The Boroujerdi House (in Persian: Khaneh-ye Boroujerdi-ha) is a historic house in Kashan, Esfahan Province, Iran that is nowadays open to the public as a museum.
It was built in 1857 for the bride of Haji Mehdi Boroujerdi, a welthy merchant, by architect Ustad Ali Maryam. The bride came from the affluent Tabatabaei family, for whom Ali Maryam had built the Tabatabaei House some years earlier and the condition set for the marriage was the construction of a house as beautiful as the Tabatabaei House.
Considered a true masterpiece of Persian traditional residential architecture, it took eighteen years to build using 25 workers, painters and architects.

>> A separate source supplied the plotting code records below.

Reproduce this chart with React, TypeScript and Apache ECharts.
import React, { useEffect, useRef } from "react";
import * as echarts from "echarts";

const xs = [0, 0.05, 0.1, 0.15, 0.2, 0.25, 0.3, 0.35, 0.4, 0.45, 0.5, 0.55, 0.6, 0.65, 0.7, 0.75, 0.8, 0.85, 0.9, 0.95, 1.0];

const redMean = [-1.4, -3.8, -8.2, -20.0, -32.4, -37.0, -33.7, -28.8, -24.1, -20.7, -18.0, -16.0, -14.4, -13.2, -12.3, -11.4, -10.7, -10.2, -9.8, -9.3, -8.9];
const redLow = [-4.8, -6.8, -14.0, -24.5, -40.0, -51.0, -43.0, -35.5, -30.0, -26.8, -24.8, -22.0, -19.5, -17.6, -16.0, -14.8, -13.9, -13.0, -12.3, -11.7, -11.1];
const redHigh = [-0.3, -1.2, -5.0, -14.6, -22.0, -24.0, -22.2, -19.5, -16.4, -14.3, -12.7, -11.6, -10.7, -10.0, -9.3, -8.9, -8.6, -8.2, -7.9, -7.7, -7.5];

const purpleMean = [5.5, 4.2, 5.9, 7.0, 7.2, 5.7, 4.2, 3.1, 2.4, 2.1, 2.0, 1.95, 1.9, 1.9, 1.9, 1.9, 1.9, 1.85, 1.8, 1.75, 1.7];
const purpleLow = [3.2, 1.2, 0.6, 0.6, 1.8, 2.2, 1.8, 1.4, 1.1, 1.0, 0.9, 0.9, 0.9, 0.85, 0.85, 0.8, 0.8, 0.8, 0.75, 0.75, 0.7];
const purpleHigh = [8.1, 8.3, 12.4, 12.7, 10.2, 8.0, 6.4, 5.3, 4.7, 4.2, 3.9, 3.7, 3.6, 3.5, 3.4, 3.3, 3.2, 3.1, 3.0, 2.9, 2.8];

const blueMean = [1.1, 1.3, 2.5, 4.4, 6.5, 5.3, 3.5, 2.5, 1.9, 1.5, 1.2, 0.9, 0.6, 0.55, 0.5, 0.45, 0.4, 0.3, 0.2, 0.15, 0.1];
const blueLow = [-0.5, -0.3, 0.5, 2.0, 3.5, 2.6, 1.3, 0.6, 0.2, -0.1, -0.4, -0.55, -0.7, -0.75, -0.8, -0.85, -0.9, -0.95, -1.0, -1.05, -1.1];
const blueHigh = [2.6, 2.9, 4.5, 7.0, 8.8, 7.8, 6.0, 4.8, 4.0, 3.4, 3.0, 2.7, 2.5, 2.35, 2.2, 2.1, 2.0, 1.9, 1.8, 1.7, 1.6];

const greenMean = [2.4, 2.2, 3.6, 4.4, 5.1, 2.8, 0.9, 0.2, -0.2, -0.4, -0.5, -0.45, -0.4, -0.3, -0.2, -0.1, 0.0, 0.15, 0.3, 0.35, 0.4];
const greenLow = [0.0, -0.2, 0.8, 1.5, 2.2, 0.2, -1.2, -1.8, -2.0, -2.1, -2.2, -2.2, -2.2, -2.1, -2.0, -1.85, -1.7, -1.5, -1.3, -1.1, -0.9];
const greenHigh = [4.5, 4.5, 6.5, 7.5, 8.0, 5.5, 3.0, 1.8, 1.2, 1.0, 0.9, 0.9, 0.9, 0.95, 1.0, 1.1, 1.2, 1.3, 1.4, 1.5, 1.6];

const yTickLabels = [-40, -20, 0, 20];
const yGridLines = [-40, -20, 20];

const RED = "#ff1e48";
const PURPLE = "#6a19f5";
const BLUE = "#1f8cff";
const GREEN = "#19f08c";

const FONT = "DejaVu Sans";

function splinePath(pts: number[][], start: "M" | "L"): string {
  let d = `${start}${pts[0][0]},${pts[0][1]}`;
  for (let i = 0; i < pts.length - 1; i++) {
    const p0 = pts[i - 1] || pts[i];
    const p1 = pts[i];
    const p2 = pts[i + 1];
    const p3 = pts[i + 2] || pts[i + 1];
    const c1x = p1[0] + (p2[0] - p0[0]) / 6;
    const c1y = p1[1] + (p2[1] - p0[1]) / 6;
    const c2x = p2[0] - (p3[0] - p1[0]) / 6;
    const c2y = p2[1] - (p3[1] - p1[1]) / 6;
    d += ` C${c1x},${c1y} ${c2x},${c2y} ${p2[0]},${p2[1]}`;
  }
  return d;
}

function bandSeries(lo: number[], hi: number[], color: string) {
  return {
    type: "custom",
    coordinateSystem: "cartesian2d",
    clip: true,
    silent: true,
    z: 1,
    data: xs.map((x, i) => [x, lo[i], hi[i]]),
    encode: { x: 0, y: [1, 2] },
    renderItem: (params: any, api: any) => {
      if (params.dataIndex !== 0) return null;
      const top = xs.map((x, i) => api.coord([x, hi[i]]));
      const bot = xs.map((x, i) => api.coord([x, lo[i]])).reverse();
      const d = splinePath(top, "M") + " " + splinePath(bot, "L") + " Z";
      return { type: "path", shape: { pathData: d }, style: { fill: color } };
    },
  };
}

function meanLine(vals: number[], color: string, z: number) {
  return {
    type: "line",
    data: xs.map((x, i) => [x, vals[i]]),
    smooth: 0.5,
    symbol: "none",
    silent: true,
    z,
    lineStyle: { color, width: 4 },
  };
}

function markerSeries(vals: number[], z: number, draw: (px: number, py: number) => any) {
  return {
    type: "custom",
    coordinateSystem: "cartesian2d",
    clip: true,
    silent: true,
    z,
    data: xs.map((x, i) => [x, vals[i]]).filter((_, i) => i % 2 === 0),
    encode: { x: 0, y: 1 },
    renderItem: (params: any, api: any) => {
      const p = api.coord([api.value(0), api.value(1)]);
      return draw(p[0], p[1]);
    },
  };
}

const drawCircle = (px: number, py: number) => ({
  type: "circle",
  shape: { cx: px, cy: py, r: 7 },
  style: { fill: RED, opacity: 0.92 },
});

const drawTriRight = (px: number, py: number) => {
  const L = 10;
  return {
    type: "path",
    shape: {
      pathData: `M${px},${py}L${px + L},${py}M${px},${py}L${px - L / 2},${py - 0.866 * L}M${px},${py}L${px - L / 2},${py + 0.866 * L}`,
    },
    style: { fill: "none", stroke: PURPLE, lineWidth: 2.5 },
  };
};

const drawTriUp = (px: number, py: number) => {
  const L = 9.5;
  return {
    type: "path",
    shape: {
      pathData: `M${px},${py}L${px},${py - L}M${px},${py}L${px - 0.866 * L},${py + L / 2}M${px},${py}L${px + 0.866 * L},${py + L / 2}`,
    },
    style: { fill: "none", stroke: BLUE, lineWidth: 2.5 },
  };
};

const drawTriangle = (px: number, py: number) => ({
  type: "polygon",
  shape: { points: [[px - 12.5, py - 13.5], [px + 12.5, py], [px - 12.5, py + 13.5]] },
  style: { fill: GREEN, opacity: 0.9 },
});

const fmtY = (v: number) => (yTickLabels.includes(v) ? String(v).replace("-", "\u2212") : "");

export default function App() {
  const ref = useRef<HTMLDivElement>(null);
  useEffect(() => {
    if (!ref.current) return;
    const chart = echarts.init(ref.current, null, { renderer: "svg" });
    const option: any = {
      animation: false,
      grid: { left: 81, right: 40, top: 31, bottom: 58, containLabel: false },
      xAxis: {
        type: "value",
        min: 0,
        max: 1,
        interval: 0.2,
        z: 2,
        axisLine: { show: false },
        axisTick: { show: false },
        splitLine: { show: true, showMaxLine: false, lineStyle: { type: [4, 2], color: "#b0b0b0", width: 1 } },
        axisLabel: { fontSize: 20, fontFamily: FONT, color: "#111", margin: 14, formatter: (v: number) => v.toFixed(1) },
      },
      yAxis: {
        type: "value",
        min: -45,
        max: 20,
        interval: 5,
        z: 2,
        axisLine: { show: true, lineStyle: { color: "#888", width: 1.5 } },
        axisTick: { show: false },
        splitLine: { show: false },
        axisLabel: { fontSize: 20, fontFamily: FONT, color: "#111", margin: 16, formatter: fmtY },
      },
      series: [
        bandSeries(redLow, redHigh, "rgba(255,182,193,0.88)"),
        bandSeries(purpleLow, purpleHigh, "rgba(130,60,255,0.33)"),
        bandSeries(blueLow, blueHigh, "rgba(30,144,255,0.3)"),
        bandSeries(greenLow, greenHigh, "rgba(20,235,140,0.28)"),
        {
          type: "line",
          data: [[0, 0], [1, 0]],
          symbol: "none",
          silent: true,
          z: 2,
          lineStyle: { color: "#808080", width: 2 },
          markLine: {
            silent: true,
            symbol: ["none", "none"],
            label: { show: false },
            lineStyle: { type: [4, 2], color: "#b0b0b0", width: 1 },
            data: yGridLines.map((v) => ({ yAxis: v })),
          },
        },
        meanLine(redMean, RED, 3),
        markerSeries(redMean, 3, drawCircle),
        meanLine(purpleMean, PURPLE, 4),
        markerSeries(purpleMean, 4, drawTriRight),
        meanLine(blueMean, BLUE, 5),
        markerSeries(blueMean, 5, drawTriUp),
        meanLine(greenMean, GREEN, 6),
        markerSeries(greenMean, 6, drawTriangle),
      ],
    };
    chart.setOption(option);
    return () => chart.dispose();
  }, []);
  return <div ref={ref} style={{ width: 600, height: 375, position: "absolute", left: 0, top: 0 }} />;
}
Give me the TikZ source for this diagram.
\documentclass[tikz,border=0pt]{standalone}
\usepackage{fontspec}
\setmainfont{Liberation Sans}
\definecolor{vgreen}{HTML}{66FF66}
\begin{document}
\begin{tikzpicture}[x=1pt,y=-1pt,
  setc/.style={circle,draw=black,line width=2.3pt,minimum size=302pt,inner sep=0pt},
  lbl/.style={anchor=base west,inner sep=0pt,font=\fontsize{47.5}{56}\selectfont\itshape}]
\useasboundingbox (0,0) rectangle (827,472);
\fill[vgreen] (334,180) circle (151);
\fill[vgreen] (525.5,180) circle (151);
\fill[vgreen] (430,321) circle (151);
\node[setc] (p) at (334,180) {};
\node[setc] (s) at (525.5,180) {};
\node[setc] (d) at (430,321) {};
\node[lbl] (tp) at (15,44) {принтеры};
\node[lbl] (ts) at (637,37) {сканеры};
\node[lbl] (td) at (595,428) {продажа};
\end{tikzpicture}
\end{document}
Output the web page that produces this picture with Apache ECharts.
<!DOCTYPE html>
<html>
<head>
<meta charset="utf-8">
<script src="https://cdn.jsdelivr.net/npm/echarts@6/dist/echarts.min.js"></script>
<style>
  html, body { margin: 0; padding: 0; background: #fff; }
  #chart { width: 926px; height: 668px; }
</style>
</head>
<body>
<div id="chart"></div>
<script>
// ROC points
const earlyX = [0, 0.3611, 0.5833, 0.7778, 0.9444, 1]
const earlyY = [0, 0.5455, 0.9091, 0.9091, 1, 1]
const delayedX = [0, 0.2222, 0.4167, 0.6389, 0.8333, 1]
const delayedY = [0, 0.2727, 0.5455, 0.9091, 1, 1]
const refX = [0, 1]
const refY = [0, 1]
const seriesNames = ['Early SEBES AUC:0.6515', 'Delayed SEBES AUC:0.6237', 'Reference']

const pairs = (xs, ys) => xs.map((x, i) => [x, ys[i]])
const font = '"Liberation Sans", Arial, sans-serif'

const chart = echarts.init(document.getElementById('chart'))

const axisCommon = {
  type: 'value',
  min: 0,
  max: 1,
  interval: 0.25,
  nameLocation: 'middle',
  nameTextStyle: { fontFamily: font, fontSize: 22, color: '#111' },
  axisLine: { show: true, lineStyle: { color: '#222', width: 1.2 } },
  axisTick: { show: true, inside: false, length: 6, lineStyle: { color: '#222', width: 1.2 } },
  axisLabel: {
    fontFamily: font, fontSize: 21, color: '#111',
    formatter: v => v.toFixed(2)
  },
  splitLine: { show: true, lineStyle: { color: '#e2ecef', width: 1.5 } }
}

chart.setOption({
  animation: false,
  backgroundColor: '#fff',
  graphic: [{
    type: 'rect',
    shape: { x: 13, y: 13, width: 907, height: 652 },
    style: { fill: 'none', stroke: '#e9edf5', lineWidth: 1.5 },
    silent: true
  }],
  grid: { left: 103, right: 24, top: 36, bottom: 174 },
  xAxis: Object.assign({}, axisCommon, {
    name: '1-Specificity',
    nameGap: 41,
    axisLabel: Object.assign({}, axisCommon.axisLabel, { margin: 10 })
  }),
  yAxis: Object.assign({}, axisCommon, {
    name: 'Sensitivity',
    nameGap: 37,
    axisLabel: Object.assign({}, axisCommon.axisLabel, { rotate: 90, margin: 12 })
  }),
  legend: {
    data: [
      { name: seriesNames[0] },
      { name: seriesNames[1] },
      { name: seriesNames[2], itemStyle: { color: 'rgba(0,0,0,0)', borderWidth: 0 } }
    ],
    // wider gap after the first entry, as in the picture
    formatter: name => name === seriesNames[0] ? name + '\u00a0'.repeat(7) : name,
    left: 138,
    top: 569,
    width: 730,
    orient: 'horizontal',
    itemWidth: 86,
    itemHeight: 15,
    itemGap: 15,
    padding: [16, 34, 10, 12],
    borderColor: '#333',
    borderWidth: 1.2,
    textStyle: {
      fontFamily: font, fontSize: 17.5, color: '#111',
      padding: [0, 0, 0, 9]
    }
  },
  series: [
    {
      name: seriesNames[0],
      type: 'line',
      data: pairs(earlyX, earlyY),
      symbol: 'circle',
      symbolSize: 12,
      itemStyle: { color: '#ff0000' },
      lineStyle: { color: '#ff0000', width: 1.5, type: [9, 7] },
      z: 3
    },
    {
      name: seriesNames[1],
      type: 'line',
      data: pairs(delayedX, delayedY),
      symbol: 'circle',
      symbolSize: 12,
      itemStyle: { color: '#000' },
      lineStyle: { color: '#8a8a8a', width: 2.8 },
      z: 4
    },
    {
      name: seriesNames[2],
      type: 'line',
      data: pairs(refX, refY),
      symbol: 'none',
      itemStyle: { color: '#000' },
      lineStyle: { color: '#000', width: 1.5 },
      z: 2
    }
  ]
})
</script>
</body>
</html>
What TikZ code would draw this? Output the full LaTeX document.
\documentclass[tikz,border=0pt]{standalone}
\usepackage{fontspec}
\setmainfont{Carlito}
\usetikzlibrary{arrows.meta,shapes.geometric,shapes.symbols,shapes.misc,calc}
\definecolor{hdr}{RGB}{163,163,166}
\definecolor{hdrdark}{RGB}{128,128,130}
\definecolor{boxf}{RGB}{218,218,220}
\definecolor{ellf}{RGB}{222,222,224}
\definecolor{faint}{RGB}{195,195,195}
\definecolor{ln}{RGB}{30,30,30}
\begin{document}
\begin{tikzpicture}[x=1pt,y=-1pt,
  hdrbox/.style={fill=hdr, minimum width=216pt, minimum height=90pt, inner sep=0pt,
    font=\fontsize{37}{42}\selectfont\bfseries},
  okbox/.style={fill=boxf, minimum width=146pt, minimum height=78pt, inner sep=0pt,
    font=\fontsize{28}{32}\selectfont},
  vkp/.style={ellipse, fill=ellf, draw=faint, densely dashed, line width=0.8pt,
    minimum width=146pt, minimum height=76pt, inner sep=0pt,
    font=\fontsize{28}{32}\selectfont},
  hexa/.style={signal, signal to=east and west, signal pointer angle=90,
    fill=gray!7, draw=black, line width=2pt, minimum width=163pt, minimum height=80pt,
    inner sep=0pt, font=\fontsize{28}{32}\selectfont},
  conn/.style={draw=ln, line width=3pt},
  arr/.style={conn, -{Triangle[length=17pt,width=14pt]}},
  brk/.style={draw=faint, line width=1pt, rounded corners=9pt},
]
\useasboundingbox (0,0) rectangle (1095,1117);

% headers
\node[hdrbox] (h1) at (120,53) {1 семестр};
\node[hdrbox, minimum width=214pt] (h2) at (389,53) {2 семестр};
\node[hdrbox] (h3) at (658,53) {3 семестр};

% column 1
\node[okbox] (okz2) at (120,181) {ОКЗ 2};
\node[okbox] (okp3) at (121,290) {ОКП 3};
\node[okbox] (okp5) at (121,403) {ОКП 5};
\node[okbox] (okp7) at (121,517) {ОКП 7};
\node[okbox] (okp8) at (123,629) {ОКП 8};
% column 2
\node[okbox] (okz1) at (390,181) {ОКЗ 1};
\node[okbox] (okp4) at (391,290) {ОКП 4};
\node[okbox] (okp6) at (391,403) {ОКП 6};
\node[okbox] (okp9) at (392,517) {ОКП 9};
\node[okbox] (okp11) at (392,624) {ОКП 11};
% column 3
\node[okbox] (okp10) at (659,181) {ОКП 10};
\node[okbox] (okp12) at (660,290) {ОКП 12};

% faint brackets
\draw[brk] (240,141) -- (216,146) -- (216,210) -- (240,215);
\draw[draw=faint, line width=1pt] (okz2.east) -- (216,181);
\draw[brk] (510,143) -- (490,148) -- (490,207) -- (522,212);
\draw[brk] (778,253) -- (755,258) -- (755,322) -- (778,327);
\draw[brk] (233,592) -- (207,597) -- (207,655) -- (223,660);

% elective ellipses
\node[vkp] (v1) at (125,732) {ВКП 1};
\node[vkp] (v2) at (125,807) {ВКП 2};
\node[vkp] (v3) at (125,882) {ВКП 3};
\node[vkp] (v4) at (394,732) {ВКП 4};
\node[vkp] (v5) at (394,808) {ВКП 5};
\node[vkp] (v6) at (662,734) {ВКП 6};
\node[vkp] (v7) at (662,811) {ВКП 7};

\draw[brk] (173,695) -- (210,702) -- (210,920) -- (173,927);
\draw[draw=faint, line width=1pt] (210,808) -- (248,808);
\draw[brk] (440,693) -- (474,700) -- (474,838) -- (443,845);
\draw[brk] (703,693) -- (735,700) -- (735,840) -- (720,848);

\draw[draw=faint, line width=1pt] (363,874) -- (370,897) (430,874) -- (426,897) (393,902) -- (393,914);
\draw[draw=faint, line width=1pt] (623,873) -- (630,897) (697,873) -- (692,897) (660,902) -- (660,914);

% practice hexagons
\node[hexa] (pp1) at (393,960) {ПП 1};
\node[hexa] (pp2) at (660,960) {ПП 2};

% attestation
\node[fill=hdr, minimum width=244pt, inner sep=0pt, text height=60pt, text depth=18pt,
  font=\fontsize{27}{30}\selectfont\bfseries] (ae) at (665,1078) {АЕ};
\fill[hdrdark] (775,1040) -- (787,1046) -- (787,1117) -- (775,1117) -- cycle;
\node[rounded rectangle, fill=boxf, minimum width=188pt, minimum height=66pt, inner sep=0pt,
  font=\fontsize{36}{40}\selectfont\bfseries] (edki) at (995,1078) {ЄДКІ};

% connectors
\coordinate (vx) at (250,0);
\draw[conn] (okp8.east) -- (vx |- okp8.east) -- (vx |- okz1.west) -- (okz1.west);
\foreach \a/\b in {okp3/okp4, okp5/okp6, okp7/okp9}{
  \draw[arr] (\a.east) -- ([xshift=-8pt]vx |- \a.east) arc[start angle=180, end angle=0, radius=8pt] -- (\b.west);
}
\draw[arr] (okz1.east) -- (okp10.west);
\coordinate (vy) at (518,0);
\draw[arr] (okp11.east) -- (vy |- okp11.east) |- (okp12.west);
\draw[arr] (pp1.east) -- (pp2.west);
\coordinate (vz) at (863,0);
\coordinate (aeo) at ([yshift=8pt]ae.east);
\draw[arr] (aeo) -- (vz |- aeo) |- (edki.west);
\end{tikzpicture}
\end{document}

The House, famous for its atypical shaped wind towers made of stone, brick, sun baked bricks and a composition of clay, straw and mortar, has three entrances and consists of a rectangular beautiful courtyard, delightful plaster and stucco works of fruits and flowers and wall paintings by the royal painter Kamal-ol-Molk and three 40 meter tall wind towers which help to cool the house to unusually cool temperatures.
The entrance to the building is in the form of an octagonal vestibule with multilateral skylights in the ceiling. Near the entrance is a five-door chamber with intricate plasterwork. Following a narrow corridor, a vast rectangular courtyard opens up. The courtyard has a pool and is flanked by trees and flowerbeds. Also in the vicinity of the corridor is a reception area sandwiched in between two rooms. Due to the high amount of sunlight these two rooms receive, they were mostly utilized during the winter months.
In the east and northeast area of the property lie the kitchen, rooms and stairways to the basement. The wind towers allowed for the basements to consistently benefit from a flow of cool air. On the southern side is a large covered hall adorned with many reliefs, artistic carvings and meshed windows which was the main area for various celebrations. It consists of a raised platform on its far side and would normally be reserved for the more important guests.